A Simple Calculator Program in C

Problem

Write a program that acts like a calculator and performs the following operations:

1. Addition 
2. Subtraction
3. Multiplication 
4. Division 

The program must accept an operator from the user, and accordingly the operation needs to be performed.

Example 1:

Input:
Enter the operator (+, -, *, /): +
Enter the two numbers: 10 20

Output:
30.000000

Example 2:

Input:
Enter the operator (+, -, *, /): /
Enter the two numbers: 5 0

Output:
Division by zero is not allowed!

Example 3:

Input:
Enter the operator (+, -, *, /): -
Enter the two numbers: 35 40

Output:
-5.000000

Expectations:

You need to write the complete program using the following template as the starter:

#include <stdio.h>

int main() {
    char operator;
    double num1, num2, result;
    
    // Write your code here 
    
    return 0;
}

Copy and paste the above code in your favorite IDE and start writing your code after the comment // Write your code here.

Sample Test Cases:

To verify the program you have written, go ahead and test your program using the following test cases:

Don’t forget to try the code on your own before diving into the solution.

Solution

Following are the multiple approaches to solve the problem.

The if-else Approach

We can use a couple of if-else statements to decide the operation to be performed as shown in the following program:

#include <stdio.h>
#include <stdlib.h>

int main() {
    char operator;
    double num1, num2, result;
    
    // Write your code here 
    printf("Enter the operator (+, -, *, /): ");
    scanf("%c", &operator);
    
    printf("Enter the two numbers: ");
    scanf("%lf%lf", &num1, &num2);
    
    if (operator == '+') {
        result = num1 + num2;
    } else if (operator == '-') {
        result = num1 - num2;
    } else if (operator == '*') {
        result = num1 * num2;
    } else if (operator == '/') {
        if (num2 != 0) {
            result = num1 / num2;
        } else {
            // exit with FAILURE status
            printf("Division by zero is not allowed!");
            exit(1);
        }
    } else {
        printf("Invalid operator.\n");
    }
    
    printf("%lf\n", result);
    return 0;
}

Output:

Enter the operator (+, -, *, /): /
Enter the two numbers: 10 20
0.500000

The Switch Approach

We can use the Switch statement to decide the operation to be performed.
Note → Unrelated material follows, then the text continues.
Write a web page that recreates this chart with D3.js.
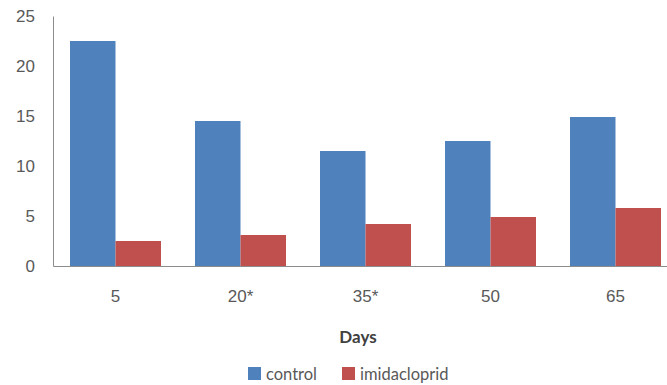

Following program depicts the same:

#include <stdio.h>
#include <stdlib.h>

int main() {
    char operator;
    double num1, num2, result;
    
    // Write your code here 
    printf("Enter the operator (+, -, *, /): ");
    scanf("%c", &operator);
    
    printf("Enter the two numbers: ");
    scanf("%lf%lf", &num1, &num2);
    
    switch(operator) {
        case '+':
            result = num1 + num2;
            break;
        case '-':
            result = num1 - num2;
            break;
        case '*':
            result = num1 * num2;
            break;
        case '/':
            // Handling division by zero error
            if (num2 != 0) {
                result = num1 / num2;
                break;
            } else {
                // exit with FAILURE status
                printf("Division by zero is not allowed!");
                exit(1);
            }
        default:
            printf("Invalid operator.\n");
    }
    
    printf("%lf\n", result);
    return 0;
}

Output:

Enter the operator (+, -, *, /): /
Enter the two numbers: 10 20
0.500000

You can check the above programs for multiple test cases and the code works just fine.